**GIVEN PROBLEM**. Only the lines from the start of the data through the line containing "const ref = useRef<HTMLDivElement>(null);" should be written out, exactly as they are, with both ends included and the pictures left out.

**RAW DATA**.
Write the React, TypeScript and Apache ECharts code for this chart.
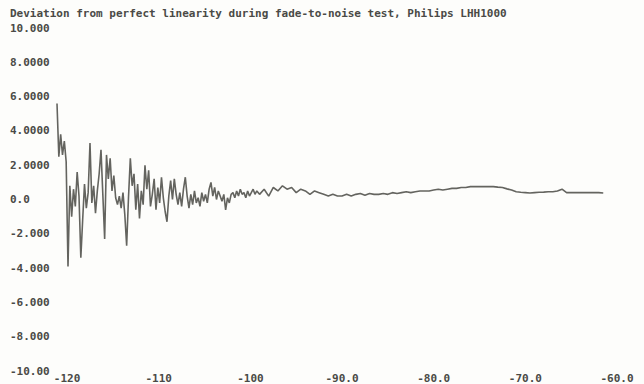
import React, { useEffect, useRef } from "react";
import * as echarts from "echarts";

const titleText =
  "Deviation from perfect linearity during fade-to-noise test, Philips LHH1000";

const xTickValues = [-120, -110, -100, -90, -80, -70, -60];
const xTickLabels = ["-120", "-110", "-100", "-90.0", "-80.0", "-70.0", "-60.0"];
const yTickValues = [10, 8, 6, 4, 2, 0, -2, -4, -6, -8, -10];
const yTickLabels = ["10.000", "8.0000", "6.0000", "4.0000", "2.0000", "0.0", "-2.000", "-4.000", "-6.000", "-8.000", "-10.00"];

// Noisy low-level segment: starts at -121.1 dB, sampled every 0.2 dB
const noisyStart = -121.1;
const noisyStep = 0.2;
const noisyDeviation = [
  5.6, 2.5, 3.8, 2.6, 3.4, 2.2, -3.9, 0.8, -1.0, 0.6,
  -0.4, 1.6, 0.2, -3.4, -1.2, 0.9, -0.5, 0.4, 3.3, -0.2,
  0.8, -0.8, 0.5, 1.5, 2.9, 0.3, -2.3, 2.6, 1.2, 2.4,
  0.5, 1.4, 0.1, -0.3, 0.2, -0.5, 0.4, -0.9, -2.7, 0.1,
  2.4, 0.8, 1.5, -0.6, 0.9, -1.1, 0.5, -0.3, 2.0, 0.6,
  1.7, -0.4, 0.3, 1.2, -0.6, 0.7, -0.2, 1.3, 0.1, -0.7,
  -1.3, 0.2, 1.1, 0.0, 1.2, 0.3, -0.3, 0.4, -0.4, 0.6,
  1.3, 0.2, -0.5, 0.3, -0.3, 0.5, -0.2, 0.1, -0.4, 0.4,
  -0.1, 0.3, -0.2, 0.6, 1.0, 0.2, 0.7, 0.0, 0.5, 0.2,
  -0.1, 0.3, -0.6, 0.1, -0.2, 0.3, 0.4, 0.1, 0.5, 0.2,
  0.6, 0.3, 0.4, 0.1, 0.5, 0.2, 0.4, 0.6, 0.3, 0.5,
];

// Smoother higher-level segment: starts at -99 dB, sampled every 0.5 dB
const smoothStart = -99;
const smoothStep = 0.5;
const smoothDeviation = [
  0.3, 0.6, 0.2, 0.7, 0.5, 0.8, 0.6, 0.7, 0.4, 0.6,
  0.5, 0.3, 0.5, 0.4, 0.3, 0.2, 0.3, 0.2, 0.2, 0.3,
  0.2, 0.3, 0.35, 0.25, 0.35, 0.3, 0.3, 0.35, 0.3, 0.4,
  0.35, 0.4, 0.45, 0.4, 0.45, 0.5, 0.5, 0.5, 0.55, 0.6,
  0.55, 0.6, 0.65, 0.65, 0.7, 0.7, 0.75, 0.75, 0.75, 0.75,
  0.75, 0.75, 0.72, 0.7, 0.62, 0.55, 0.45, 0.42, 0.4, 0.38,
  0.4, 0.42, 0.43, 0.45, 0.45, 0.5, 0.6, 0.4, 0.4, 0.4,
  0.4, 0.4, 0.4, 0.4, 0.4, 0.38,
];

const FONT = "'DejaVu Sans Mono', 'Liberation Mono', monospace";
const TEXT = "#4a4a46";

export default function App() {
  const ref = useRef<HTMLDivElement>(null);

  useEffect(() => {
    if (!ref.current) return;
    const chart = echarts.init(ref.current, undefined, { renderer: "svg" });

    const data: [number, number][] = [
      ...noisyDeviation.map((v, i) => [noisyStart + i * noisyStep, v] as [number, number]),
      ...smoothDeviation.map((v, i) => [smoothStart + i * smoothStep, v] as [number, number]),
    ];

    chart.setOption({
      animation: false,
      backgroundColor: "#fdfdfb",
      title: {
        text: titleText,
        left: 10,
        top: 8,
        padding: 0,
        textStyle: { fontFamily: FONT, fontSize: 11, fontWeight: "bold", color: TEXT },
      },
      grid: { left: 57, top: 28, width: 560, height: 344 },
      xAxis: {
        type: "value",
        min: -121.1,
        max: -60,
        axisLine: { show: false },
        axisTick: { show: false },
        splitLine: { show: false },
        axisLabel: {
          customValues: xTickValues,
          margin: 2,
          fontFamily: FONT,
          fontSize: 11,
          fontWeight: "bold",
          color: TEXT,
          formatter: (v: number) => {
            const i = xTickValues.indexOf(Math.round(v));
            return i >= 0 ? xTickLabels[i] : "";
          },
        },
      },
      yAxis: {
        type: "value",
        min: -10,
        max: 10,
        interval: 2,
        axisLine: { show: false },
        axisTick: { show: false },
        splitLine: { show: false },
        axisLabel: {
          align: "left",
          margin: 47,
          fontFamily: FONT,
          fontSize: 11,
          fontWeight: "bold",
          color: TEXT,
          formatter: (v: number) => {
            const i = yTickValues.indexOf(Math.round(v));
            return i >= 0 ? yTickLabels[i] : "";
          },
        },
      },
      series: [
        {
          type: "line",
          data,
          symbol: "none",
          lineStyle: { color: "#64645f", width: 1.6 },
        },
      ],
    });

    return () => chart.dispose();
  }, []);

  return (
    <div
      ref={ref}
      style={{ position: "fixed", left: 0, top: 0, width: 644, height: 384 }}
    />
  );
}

**ANSWER TO THE TASK**.
Write the React, TypeScript and Apache ECharts code for this chart.
import React, { useEffect, useRef } from "react";
import * as echarts from "echarts";

const titleText =
  "Deviation from perfect linearity during fade-to-noise test, Philips LHH1000";

const xTickValues = [-120, -110, -100, -90, -80, -70, -60];
const xTickLabels = ["-120", "-110", "-100", "-90.0", "-80.0", "-70.0", "-60.0"];
const yTickValues = [10, 8, 6, 4, 2, 0, -2, -4, -6, -8, -10];
const yTickLabels = ["10.000", "8.0000", "6.0000", "4.0000", "2.0000", "0.0", "-2.000", "-4.000", "-6.000", "-8.000", "-10.00"];

// Noisy low-level segment: starts at -121.1 dB, sampled every 0.2 dB
const noisyStart = -121.1;
const noisyStep = 0.2;
const noisyDeviation = [
  5.6, 2.5, 3.8, 2.6, 3.4, 2.2, -3.9, 0.8, -1.0, 0.6,
  -0.4, 1.6, 0.2, -3.4, -1.2, 0.9, -0.5, 0.4, 3.3, -0.2,
  0.8, -0.8, 0.5, 1.5, 2.9, 0.3, -2.3, 2.6, 1.2, 2.4,
  0.5, 1.4, 0.1, -0.3, 0.2, -0.5, 0.4, -0.9, -2.7, 0.1,
  2.4, 0.8, 1.5, -0.6, 0.9, -1.1, 0.5, -0.3, 2.0, 0.6,
  1.7, -0.4, 0.3, 1.2, -0.6, 0.7, -0.2, 1.3, 0.1, -0.7,
  -1.3, 0.2, 1.1, 0.0, 1.2, 0.3, -0.3, 0.4, -0.4, 0.6,
  1.3, 0.2, -0.5, 0.3, -0.3, 0.5, -0.2, 0.1, -0.4, 0.4,
  -0.1, 0.3, -0.2, 0.6, 1.0, 0.2, 0.7, 0.0, 0.5, 0.2,
  -0.1, 0.3, -0.6, 0.1, -0.2, 0.3, 0.4, 0.1, 0.5, 0.2,
  0.6, 0.3, 0.4, 0.1, 0.5, 0.2, 0.4, 0.6, 0.3, 0.5,
];

// Smoother higher-level segment: starts at -99 dB, sampled every 0.5 dB
const smoothStart = -99;
const smoothStep = 0.5;
const smoothDeviation = [
  0.3, 0.6, 0.2, 0.7, 0.5, 0.8, 0.6, 0.7, 0.4, 0.6,
  0.5, 0.3, 0.5, 0.4, 0.3, 0.2, 0.3, 0.2, 0.2, 0.3,
  0.2, 0.3, 0.35, 0.25, 0.35, 0.3, 0.3, 0.35, 0.3, 0.4,
  0.35, 0.4, 0.45, 0.4, 0.45, 0.5, 0.5, 0.5, 0.55, 0.6,
  0.55, 0.6, 0.65, 0.65, 0.7, 0.7, 0.75, 0.75, 0.75, 0.75,
  0.75, 0.75, 0.72, 0.7, 0.62, 0.55, 0.45, 0.42, 0.4, 0.38,
  0.4, 0.42, 0.43, 0.45, 0.45, 0.5, 0.6, 0.4, 0.4, 0.4,
  0.4, 0.4, 0.4, 0.4, 0.4, 0.38,
];

const FONT = "'DejaVu Sans Mono', 'Liberation Mono', monospace";
const TEXT = "#4a4a46";

export default function App() {
  const ref = useRef<HTMLDivElement>(null);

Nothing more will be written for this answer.